Daher erscheint nach Auffassung des FG ein durchschnittlicher Kostenaufwand von zumindest 5 EUR glaubhaft, zumal das FG Rheinland-Pfalz schon 1998 und 1999 10 DM pro Übernachtung geschätzt hat (Urteil v. 24.03.2005, 6 K 1664/04). Angesichts der zwischenzeitlichen Preissteigerungen sei ein Betrag von 5 EUR somit realistisch, sodass es auf die Vorlage von Einzelnachweisen – auch für einen repräsentativen Zeitraum – nicht ankommt. Hier kann A daher 1.000 EUR (200 Tage x 5 EUR) als Werbungskosten geltend machen.
Falls die Finanzämter eine Schätzung von 5 EUR pro Tag (ohne Nachweis) ablehnen, sollte auf die rechtskräftigen Entscheidungen des FG München und Schleswig-Holstein verwiesen werden.

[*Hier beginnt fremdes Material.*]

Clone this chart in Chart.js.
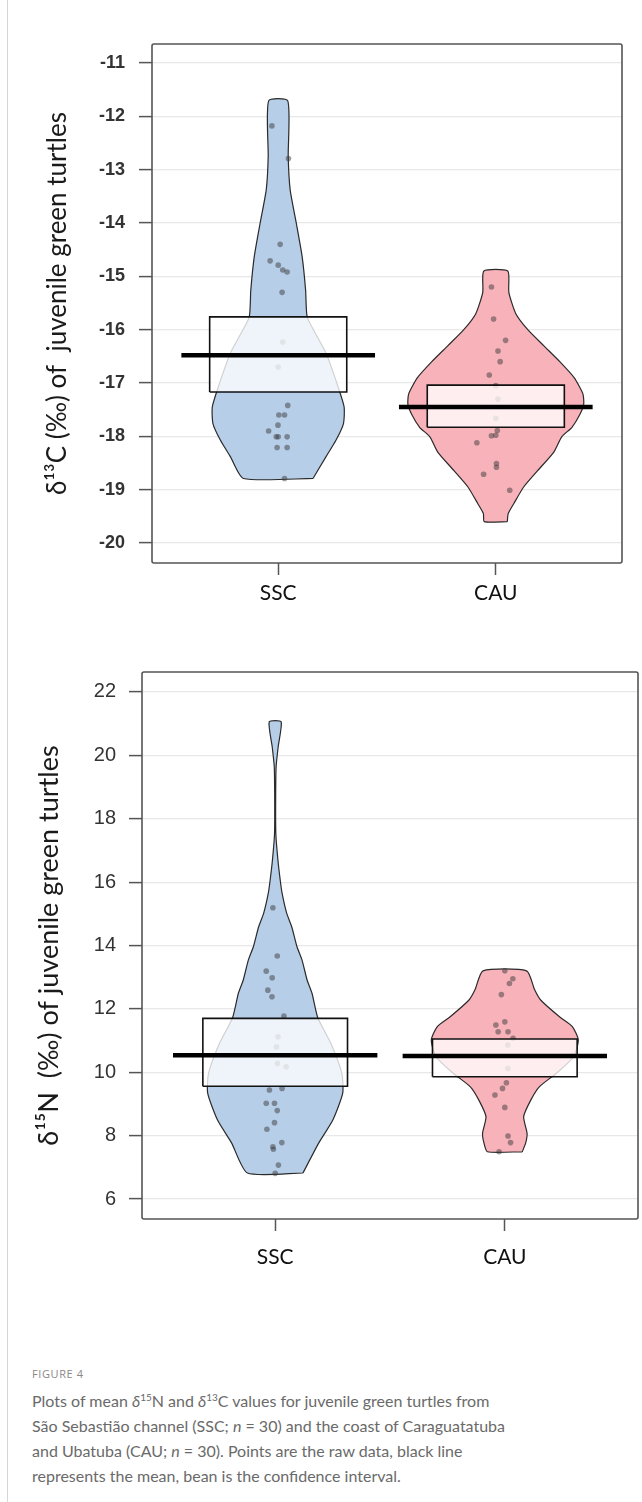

Hinweis: Trotz der positiven Entscheidungen der Finanzgerichte München und Schleswig-Holstein ist es zu empfehlen, den von der Finanzverwaltung geforderten repräsentativen Zeitraum von 3 Monaten aufzuzeichnen (z. B. Standgebühren auf Rast- und Parkplätzen, Duschnutzung, Toilettenbenutzung und Reinigungskosten der Bettwäsche), weil aufgrund der Preissteigerungen gegebenenfalls noch höhere Übernachtungskosten glaubhaft gemacht werden können.